The majority of Skeldon Estate sugar workers have received their termination letters from the Guyana Sugar Corporation (GuySuCo) over the past two days. The dismissals represent the plan to close.
Many of the workers who were seen collecting their letters at the Skeldon Estate pay office had looks of dismay as the reality sunk in. After a hard day’s work in the field, most headed to the office to see if each was on the list of the retrenched.
Omesh Chand, a 48-year-old who served at the estate as a Cane Harvester for 32 years, said that he never expected that a day would come when the Estates will be closed. “Me feel wheha me deh hay like me na got blood. The estate gun shut down. Wheh we gun go wuk? Wha we go eat? Me get ah sickly pickney, how me go maintain meh child? Me got to look fuh job and it nah get job nowhere .
The lil money wha dem go give yuh, it gun eat out, that’s it. The lil money wha me wuk for, me go see fuh buy a net and a quake and ketch lil fish; that’s it”.
Chand said, his family at home are stressed out but he has to remain strong amidst the struggles he will face ahead in his advanced age.
Another worker, employed with the factory for 25 years could not come to grips with what he was reading. He managed to mutter, “Twenty five years of my life to this wuk and this is me reward.” He walked away, saying nothing more.
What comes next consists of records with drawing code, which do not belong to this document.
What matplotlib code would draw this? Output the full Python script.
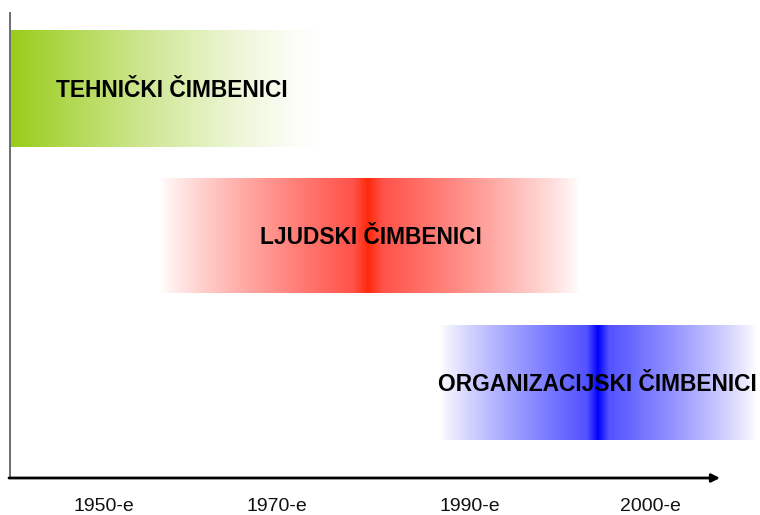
import numpy as np
import matplotlib
matplotlib.use("Agg")
import matplotlib.pyplot as plt

# ---- data ----
categories = ["TEHNIČKI ČIMBENICI", "LJUDSKI ČIMBENICI", "ORGANIZACIJSKI ČIMBENICI"]
band_start = [11, 160, 440]      # timeline units (left edge of band)
band_peak = [11, 368, 598]       # position of strongest colour
band_end = [320, 580, 757]       # right edge of band
band_colors = [(0.60, 0.80, 0.10), (1.0, 0.16, 0.04), (0.0, 0.0, 1.0)]
band_soft = [(0.60, 0.80, 0.10), (1.0, 0.28, 0.24), (0.28, 0.28, 1.0)]
band_rows = [(30, 147), (178, 293), (325, 440)]
label_x = [172, 371, 597]
era_labels = ["1950-e", "1970-e", "1990-e", "2000-e"]
era_pos = [104, 277, 470, 650]

fig = plt.figure(figsize=(7.6, 5.15), dpi=100)
ax = fig.add_axes([0, 0, 1, 1])
ax.set_xlim(0, 760)
ax.set_ylim(515, 0)
ax.axis("off")

for i, cat in enumerate(categories):
    s, p, e = band_start[i], band_peak[i], band_end[i]
    x = np.linspace(s, e, 800)
    d = np.where(x < p, (p - x) / max(p - s, 1e-9), (x - p) / max(e - p, 1e-9))
    d = np.clip(d, 0, 1)
    if i == 0:
        w = (1 - d) ** 1.3
        col = np.array(band_colors[i])
        rgb = 1 - w[:, None] * (1 - col[None, :])
    else:
        w = (1 - d) ** 0.85
        core = np.clip(1 - d / 0.07, 0, 1)
        c_soft = np.array(band_soft[i])
        c_core = np.array(band_colors[i])
        col = c_soft[None, :] * (1 - core[:, None]) + c_core[None, :] * core[:, None]
        rgb = 1 - w[:, None] * (1 - col)
    img = np.tile(rgb[None, :, :], (2, 1, 1))
    y0, y1 = band_rows[i]
    ax.imshow(img, extent=(s, e, y1, y0), aspect="auto", interpolation="bilinear", zorder=1)
    ax.text(label_x[i], (y0 + y1) / 2 + 2, cat, ha="center", va="center",
            fontsize=16.4, fontweight="bold", family="Liberation Sans", zorder=3)

# axes lines
ax.plot([10, 10], [12, 478], color="#555555", lw=1.2, zorder=2, solid_capstyle="butt")
ax.annotate("", xy=(720, 478), xytext=(9, 478),
            arrowprops=dict(arrowstyle="-|>", color="black", lw=2,
                            mutation_scale=12, shrinkA=0, shrinkB=0), zorder=2)

for lab, xp in zip(era_labels, era_pos):
    ax.text(xp, 511, lab, ha="center", va="baseline", fontsize=14,
            family="Liberation Sans", color="#111111")

fig.savefig("out.png", dpi=100, facecolor="white")
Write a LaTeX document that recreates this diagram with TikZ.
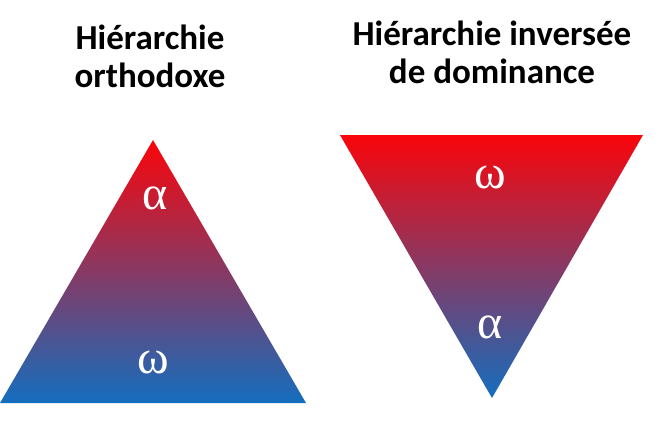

One worker said after he received the letter he was in shock, even though a meeting was held informing them that they would be receiving redundancy letters.
“At age fifty, where me go find job? You see dem young people now go get job easy. I wuk at this estate for fifteen years as a tractor operator. Dem gimme the letter and seh GuySuCo done with you,” one worker said.
Chares Wilson, 57, and a father of 10 has been employed at the Skeldon Estate as a Cane Harvester since 1977 said that he feels depressed about the decision (to terminate the services, given that he only had three years remaining on the job.
“Wha we gon do? Life goes like that; l still get ma life”.
Vendors and businesses on the Upper Corentyne were unhappy with the current status quo of the Skeldon Sugar Factory closure. Many are certain that this will have an adverse impact on businesses of every nature in the township of Corriverton and its environs.
Business owners are worried that they will no longer be able to sustain their operations due to an impending decline in disposable income. They are also worried that due to the high rate of unemployment there is now an avenue for increased criminal activity.
Over 1,700 workers have received their letters of dismissal.
The Government had delayed the recommended closures of two estates, amid an ongoing privatisation and divestment process underway by a special unit of the state-owned National Industrial and Commercial Investments Limited (NICIL).
The decision by GuySuCo to issue the workers letters that indicated there will be no place for them in the coming weeks, has placed the Coalition Government in an extremely awkward situation, a senior official had told this publication. A number of ministers have expressed disappointment with the letters and have signaled intentions to have Cabinet take a stance on the matter.